Il est important de savoir qui déterminera les priorités. Je crois comprendre que le gouvernement libéral a dit qu’il ne cherchera plus à dicter leur ligne de conduite aux provinces ou aux municipalités. Pourtant, la motion à l’étude aujourd’hui même indique qu’il dictera les critères. La Fédération canadienne des municipalités a dit qu’elle souhaitait participer aux négociations sur les prochaines étapes dans ce dossier.
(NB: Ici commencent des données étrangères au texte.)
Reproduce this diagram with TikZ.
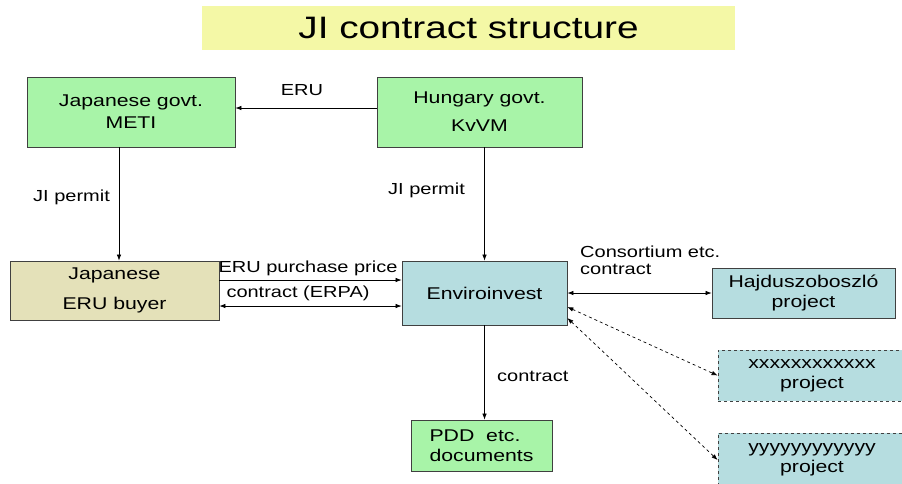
\documentclass[tikz,border=0pt]{standalone}
\usepackage{fontspec}
\setmainfont{Liberation Sans}[FakeStretch=1.25]
\usepackage{tikz}
\usetikzlibrary{arrows.meta}
\definecolor{boxgreen}{HTML}{A8F4A8}
\definecolor{boxbeige}{HTML}{E4E1B9}
\definecolor{boxblue}{HTML}{B6DDE0}
\definecolor{titleyellow}{HTML}{F4F8A6}
\tikzstyle{box} = [draw=black!75, line width=0.8pt, inner sep=0pt, align=center, font=\fontsize{17}{20}\selectfont]
\tikzstyle{lbl} = [inner sep=0pt, font=\fontsize{16}{17}\selectfont]
\tikzstyle{arr} = [-{Latex[length=6pt,width=4.5pt]}, line width=0.7pt]
\tikzstyle{darr} = [{Latex[length=6pt,width=4.5pt]}-{Latex[length=6pt,width=4.5pt]}, line width=0.7pt]

\begin{document}
\begin{tikzpicture}[x=1pt,y=-1pt]
			\useasboundingbox (0,0) rectangle (902,483);
			\node[fill=titleyellow, minimum width=533pt, minimum height=44pt, inner sep=0pt, font=\fontsize{31}{31}\selectfont] (title) at (468.5,28) {JI contract structure};
			\node[box, fill=boxgreen, minimum width=208pt, minimum height=70pt] (meti) at (131,112) {Japanese govt.\\[2pt] METI};
			\node[box, fill=boxgreen, minimum width=205pt, minimum height=70pt] (hung) at (479.5,112) {Hungary govt.\\[8pt] KvVM};
			\node[box, fill=boxbeige, minimum width=209pt, minimum height=59pt] (buyer) at (114.5,290.5) {Japanese\\[10pt] ERU buyer};
			\node[box, fill=boxblue, minimum width=165pt, minimum height=64pt] (envi) at (484.5,293) {Enviroinvest};
			\node[box, fill=boxblue, minimum width=183pt, minimum height=50pt] (hajdu) at (803.5,293) {Hajduszoboszló\\project};
			\node[box, fill=boxblue, dashed, minimum width=188pt, minimum height=51pt] (xproj) at (812,375.5) {xxxxxxxxxxxx\\project};
			\node[box, fill=boxblue, dashed, minimum width=188pt, minimum height=54pt] (yproj) at (812,460) {yyyyyyyyyyyy\\project};
			\node[box, fill=boxgreen, align=left, minimum width=141pt, minimum height=51pt] (pdd) at (481.5,445.5) {PDD\ \ etc.\\documents};
			% connectors
			\draw[arr] ([yshift=4]hung.west) coordinate (h1) -- (h1 -| meti.east);
			\draw[arr] ([xshift=-12]meti.south) coordinate (m1) -- (m1 |- buyer.north);
			\draw[arr] (envi.north |- hung.south) -- (envi.north);
			\draw[arr] ([yshift=10.5]buyer.east) coordinate (b1) -- (b1 -| envi.west);
			\draw[darr] ([yshift=-15.5]buyer.east) coordinate (b2) -- (b2 -| envi.west);
			\draw[darr] (envi.east) -- (hajdu.west);
			\draw[darr, dashed] ([yshift=-14]envi.east) -- (xproj.west);
			\draw[darr, dashed] ([yshift=-25]envi.east) -- (yproj.west);
			\draw[arr] (envi.south) -- (envi.south |- pdd.north);
			% labels
			\node[lbl] (lEru) at (302,90) {ERU};
			\node[lbl, anchor=west] (lPermitA) at (33,197) {JI permit};
			\node[lbl, anchor=west] (lPermitB) at (388,190) {JI permit};
			\node[lbl] (lPrice) at (308,268) {ERU purchase price};
			\node[lbl] (lErpa) at (298,293) {contract (ERPA)};
			\node[lbl, anchor=north west, align=left] (lCons) at (580,246) {Consortium etc.\\contract};
			\node[lbl, anchor=west] (lContract) at (497,376) {contract};
		\end{tikzpicture}
\end{document}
Comme mon collègue de Skeena—Bulkley Valley l’a recommandé dans son discours sur la motion, une évaluation du potentiel d’émission de gaz à effet de serre d’un projet d’infrastructure peut ne pas suffire. Il était d’accord avec la recommandation de la commissaire, à savoir qu’il fallait élaborer des mesures du rendement et des exigences en matière de production de rapports et de reddition de comptes. Je reprends les questions de mon collègue: les projets appartenant à ces catégories de financement seront-ils refusés s’ils ne réduisent pas les gaz à effet de serre? Cela signifie-t-il qu’on accordera la priorité aux projets qui proposent de réduire une plus grande quantité de gaz à effet de serre? Qu’en est-il des projets d’infrastructure qui ne réduisent pas les gaz à effet de serre, mais qui contribuent plutôt à réduire les effets des changements climatiques ou qui proposent de meilleures solutions?
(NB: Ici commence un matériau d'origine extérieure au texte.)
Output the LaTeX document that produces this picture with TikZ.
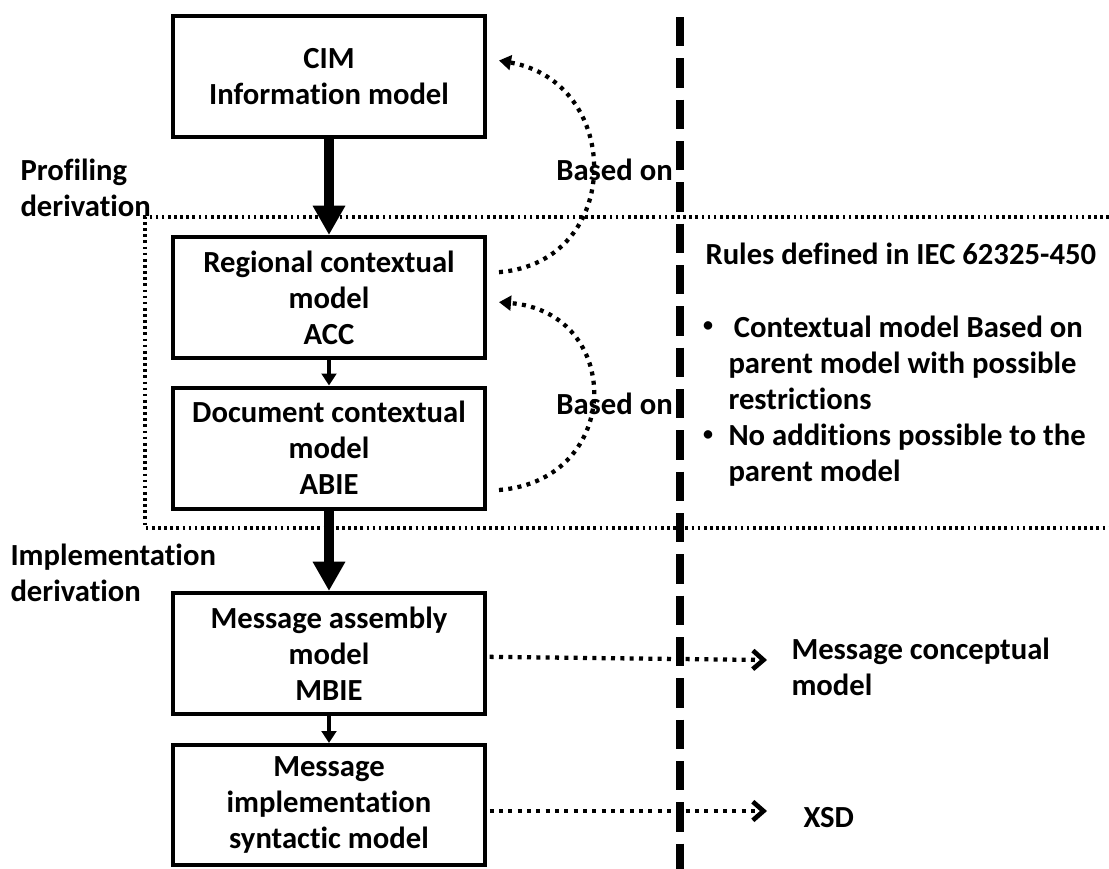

Pourquoi s’en tenir seulement aux infrastructures? Le plus grand obstacle au respect de nos engagements internationaux en ce qui concerne la réduction des émissions de gaz à effet de serre demeure notre principale industrie primaire. Est-il juste que nos municipalités soient soumises à un examen minutieux et à des conditions rigoureuses avant d’obtenir un financement fédéral alors que peu de conditions sont imposées à des sources plus vastes?
Les maires des grandes villes réclament un financement urgent pour le logement abordable et ils ont besoin de cet argent maintenant. Doivent-ils attendre ce critère? Doivent-ils attendre et être consultés relativement à ce critère?
Pourquoi ne pas procéder à une réforme plus profonde des lois touchant l’évaluation des impacts environnementaux? Beaucoup d’intéressés, y compris des spécialistes du droit de l’Université Dalhousie et de l’École de droit Schulich, préconisent un changement de prochaine génération plus substantiel qui met davantage l’accent sur les évaluations de la durabilité au lieu de ne considérer que les réductions des émissions de gaz à effet de serre. Ils veulent des conditions claires.
Il est plus que temps pour le gouvernement fédéral d’aborder la question des émissions croissantes de gaz à effet de serre. Cette motion apporte un début de réponse, mais ce n’est qu’une solution partielle. Nous appuierons la motion, mais nous nous attendons à ce que le gouvernement impose des conditions plus précises.